Given data
>>

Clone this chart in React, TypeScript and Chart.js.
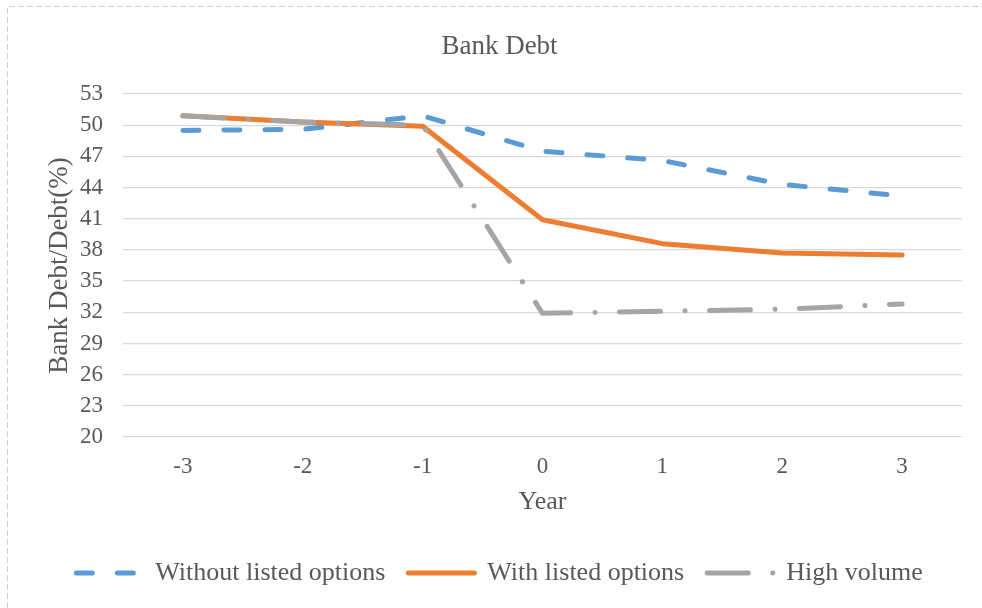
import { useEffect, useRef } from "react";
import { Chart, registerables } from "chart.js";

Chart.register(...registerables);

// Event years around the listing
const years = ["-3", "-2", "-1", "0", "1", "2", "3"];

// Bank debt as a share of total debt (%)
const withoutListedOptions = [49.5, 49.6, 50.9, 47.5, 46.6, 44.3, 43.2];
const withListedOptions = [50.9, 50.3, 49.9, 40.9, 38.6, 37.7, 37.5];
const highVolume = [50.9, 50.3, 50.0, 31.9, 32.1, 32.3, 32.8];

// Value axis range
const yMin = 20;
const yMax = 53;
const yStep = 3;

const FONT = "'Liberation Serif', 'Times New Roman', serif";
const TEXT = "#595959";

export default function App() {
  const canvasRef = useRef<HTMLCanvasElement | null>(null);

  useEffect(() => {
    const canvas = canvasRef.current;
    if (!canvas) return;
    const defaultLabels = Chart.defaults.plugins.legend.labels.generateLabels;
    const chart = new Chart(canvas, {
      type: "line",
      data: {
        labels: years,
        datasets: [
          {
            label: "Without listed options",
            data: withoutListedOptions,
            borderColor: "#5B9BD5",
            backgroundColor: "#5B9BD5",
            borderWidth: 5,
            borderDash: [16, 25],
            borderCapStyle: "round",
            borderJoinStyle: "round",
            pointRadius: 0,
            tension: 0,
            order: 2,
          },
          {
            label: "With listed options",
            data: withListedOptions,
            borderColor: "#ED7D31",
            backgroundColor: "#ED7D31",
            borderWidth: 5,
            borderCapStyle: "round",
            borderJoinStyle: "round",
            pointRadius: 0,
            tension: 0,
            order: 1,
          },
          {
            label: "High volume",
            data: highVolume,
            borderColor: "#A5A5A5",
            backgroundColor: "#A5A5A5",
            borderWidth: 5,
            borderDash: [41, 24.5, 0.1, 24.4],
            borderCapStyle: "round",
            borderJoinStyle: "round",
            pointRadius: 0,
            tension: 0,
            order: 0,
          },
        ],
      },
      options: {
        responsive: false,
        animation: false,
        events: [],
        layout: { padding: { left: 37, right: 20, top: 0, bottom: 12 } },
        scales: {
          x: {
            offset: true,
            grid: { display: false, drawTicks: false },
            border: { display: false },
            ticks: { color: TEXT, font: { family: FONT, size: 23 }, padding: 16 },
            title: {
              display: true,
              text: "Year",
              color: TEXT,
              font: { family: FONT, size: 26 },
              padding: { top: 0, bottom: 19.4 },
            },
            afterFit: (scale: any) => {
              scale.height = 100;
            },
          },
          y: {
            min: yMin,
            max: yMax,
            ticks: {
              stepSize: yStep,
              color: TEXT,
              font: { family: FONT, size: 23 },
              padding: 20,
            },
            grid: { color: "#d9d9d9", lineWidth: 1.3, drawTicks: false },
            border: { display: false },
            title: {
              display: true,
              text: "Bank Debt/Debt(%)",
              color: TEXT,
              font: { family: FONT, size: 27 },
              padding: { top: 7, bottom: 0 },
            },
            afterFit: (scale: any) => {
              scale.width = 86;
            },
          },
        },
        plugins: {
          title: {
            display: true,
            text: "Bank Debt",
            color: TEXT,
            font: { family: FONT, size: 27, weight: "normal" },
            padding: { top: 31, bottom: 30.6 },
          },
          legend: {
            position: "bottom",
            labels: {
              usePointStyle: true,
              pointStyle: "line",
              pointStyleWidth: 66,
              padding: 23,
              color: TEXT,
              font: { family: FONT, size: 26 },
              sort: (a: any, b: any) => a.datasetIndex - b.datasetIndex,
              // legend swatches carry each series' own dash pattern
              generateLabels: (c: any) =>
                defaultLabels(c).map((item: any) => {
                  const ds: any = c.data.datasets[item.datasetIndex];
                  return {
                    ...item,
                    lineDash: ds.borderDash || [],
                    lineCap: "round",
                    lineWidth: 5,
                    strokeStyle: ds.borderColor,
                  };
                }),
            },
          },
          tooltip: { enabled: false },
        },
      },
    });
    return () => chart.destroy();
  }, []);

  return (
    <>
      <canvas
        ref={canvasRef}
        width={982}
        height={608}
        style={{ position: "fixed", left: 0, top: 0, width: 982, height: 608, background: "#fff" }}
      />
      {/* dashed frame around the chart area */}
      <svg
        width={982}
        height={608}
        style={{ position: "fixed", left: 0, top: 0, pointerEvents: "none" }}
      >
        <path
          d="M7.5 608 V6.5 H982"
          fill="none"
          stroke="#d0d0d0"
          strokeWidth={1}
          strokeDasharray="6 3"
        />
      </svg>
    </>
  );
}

<<

Exercise details
Transcribe the material as is, with images omitted.

Completed exercise
Clone this chart in React, TypeScript and Chart.js.
import { useEffect, useRef } from "react";
import { Chart, registerables } from "chart.js";

Chart.register(...registerables);

// Event years around the listing
const years = ["-3", "-2", "-1", "0", "1", "2", "3"];

// Bank debt as a share of total debt (%)
const withoutListedOptions = [49.5, 49.6, 50.9, 47.5, 46.6, 44.3, 43.2];
const withListedOptions = [50.9, 50.3, 49.9, 40.9, 38.6, 37.7, 37.5];
const highVolume = [50.9, 50.3, 50.0, 31.9, 32.1, 32.3, 32.8];

// Value axis range
const yMin = 20;
const yMax = 53;
const yStep = 3;

const FONT = "'Liberation Serif', 'Times New Roman', serif";
const TEXT = "#595959";

export default function App() {
  const canvasRef = useRef<HTMLCanvasElement | null>(null);

  useEffect(() => {
    const canvas = canvasRef.current;
    if (!canvas) return;
    const defaultLabels = Chart.defaults.plugins.legend.labels.generateLabels;
    const chart = new Chart(canvas, {
      type: "line",
      data: {
        labels: years,
        datasets: [
          {
            label: "Without listed options",
            data: withoutListedOptions,
            borderColor: "#5B9BD5",
            backgroundColor: "#5B9BD5",
            borderWidth: 5,
            borderDash: [16, 25],
            borderCapStyle: "round",
            borderJoinStyle: "round",
            pointRadius: 0,
            tension: 0,
            order: 2,
          },
          {
            label: "With listed options",
            data: withListedOptions,
            borderColor: "#ED7D31",
            backgroundColor: "#ED7D31",
            borderWidth: 5,
            borderCapStyle: "round",
            borderJoinStyle: "round",
            pointRadius: 0,
            tension: 0,
            order: 1,
          },
          {
            label: "High volume",
            data: highVolume,
            borderColor: "#A5A5A5",
            backgroundColor: "#A5A5A5",
            borderWidth: 5,
            borderDash: [41, 24.5, 0.1, 24.4],
            borderCapStyle: "round",
            borderJoinStyle: "round",
            pointRadius: 0,
            tension: 0,
            order: 0,
          },
        ],
      },
      options: {
        responsive: false,
        animation: false,
        events: [],
        layout: { padding: { left: 37, right: 20, top: 0, bottom: 12 } },
        scales: {
          x: {
            offset: true,
            grid: { display: false, drawTicks: false },
            border: { display: false },
            ticks: { color: TEXT, font: { family: FONT, size: 23 }, padding: 16 },
            title: {
              display: true,
              text: "Year",
              color: TEXT,
              font: { family: FONT, size: 26 },
              padding: { top: 0, bottom: 19.4 },
            },
            afterFit: (scale: any) => {
              scale.height = 100;
            },
          },
          y: {
            min: yMin,
            max: yMax,
            ticks: {
              stepSize: yStep,
              color: TEXT,
              font: { family: FONT, size: 23 },
              padding: 20,
            },
            grid: { color: "#d9d9d9", lineWidth: 1.3, drawTicks: false },
            border: { display: false },
            title: {
              display: true,
              text: "Bank Debt/Debt(%)",
              color: TEXT,
              font: { family: FONT, size: 27 },
              padding: { top: 7, bottom: 0 },
            },
            afterFit: (scale: any) => {
              scale.width = 86;
            },
          },
        },
        plugins: {
          title: {
            display: true,
            text: "Bank Debt",
            color: TEXT,
            font: { family: FONT, size: 27, weight: "normal" },
            padding: { top: 31, bottom: 30.6 },
          },
          legend: {
            position: "bottom",
            labels: {
              usePointStyle: true,
              pointStyle: "line",
              pointStyleWidth: 66,
              padding: 23,
              color: TEXT,
              font: { family: FONT, size: 26 },
              sort: (a: any, b: any) => a.datasetIndex - b.datasetIndex,
              // legend swatches carry each series' own dash pattern
              generateLabels: (c: any) =>
                defaultLabels(c).map((item: any) => {
                  const ds: any = c.data.datasets[item.datasetIndex];
                  return {
                    ...item,
                    lineDash: ds.borderDash || [],
                    lineCap: "round",
                    lineWidth: 5,
                    strokeStyle: ds.borderColor,
                  };
                }),
            },
          },
          tooltip: { enabled: false },
        },
      },
    });
    return () => chart.destroy();
  }, []);

  return (
    <>
      <canvas
        ref={canvasRef}
        width={982}
        height={608}
        style={{ position: "fixed", left: 0, top: 0, width: 982, height: 608, background: "#fff" }}
      />
      {/* dashed frame around the chart area */}
      <svg
        width={982}
        height={608}
        style={{ position: "fixed", left: 0, top: 0, pointerEvents: "none" }}
      >
        <path
          d="M7.5 608 V6.5 H982"
          fill="none"
          stroke="#d0d0d0"
          strokeWidth={1}
          strokeDasharray="6 3"
        />
      </svg>
    </>
  );
}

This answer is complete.